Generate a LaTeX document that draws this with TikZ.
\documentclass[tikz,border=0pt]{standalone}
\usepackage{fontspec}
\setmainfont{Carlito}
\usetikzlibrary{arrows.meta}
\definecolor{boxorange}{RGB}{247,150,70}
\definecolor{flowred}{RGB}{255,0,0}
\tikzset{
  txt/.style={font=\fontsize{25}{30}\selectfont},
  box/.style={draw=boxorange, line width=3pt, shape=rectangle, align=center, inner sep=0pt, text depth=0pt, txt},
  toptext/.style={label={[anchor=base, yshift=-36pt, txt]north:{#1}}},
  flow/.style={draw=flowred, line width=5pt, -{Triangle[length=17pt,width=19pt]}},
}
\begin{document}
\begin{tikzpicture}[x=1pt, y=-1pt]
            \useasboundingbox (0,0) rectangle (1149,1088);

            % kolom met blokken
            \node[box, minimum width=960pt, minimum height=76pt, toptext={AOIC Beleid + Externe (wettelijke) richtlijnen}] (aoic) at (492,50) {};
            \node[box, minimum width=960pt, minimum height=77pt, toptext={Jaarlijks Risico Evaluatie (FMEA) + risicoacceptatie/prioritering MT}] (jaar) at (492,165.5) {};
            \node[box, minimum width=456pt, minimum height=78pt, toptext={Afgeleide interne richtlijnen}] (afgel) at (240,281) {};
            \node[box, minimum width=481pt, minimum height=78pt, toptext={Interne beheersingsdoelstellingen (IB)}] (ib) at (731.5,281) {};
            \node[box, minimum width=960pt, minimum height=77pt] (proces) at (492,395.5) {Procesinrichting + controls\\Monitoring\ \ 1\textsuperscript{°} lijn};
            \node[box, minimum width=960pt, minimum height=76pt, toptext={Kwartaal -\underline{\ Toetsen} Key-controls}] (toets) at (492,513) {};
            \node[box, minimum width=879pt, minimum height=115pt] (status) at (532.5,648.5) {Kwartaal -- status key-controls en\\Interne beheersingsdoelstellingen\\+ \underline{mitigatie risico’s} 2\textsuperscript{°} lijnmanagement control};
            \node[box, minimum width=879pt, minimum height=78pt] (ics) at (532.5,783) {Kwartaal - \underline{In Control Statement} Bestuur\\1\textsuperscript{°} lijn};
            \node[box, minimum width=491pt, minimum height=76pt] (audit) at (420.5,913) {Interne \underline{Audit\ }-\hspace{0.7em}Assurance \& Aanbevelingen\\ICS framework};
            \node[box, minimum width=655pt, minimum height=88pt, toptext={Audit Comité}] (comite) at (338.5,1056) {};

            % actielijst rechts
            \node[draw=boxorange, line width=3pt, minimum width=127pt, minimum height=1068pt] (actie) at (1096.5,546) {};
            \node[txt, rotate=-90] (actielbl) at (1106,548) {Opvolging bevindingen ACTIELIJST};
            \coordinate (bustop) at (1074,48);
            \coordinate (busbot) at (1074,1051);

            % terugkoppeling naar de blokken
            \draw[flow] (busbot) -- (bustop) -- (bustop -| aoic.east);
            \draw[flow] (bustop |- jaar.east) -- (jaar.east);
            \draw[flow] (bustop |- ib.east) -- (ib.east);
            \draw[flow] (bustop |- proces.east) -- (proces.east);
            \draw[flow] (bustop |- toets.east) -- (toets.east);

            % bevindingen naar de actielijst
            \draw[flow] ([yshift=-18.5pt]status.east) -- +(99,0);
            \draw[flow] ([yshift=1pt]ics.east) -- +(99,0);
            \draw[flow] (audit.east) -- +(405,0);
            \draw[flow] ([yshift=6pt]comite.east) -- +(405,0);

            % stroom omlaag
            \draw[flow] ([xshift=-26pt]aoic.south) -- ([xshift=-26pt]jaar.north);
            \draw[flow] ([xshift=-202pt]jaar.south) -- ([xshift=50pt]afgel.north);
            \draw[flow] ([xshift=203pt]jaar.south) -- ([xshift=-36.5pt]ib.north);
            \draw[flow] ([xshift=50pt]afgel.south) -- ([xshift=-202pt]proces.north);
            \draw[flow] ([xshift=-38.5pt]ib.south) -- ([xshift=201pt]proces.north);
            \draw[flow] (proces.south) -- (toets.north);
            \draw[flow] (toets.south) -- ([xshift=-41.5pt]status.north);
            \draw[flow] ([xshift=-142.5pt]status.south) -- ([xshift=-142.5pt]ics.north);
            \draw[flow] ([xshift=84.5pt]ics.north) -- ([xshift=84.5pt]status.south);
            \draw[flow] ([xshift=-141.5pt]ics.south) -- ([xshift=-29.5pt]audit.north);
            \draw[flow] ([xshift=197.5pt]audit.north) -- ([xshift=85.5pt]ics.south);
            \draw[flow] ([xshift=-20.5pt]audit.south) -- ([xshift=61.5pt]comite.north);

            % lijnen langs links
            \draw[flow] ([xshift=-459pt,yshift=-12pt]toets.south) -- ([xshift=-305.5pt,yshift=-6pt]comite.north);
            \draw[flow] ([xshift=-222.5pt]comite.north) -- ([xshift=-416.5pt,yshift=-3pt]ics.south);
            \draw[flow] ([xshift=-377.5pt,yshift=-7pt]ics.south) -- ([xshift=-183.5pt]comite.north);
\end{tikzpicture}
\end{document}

* * * *

■ **What to produce**
Extract the first line above and each line after it up to and including the one with "(0,0) rectangle (1149,1088);", please, exactly and with nothing else.

■ **Output for this exercise**
Generate a LaTeX document that draws this with TikZ.
\documentclass[tikz,border=0pt]{standalone}
\usepackage{fontspec}
\setmainfont{Carlito}
\usetikzlibrary{arrows.meta}
\definecolor{boxorange}{RGB}{247,150,70}
\definecolor{flowred}{RGB}{255,0,0}
\tikzset{
  txt/.style={font=\fontsize{25}{30}\selectfont},
  box/.style={draw=boxorange, line width=3pt, shape=rectangle, align=center, inner sep=0pt, text depth=0pt, txt},
  toptext/.style={label={[anchor=base, yshift=-36pt, txt]north:{#1}}},
  flow/.style={draw=flowred, line width=5pt, -{Triangle[length=17pt,width=19pt]}},
}
\begin{document}
\begin{tikzpicture}[x=1pt, y=-1pt]
            \useasboundingbox (0,0) rectangle (1149,1088);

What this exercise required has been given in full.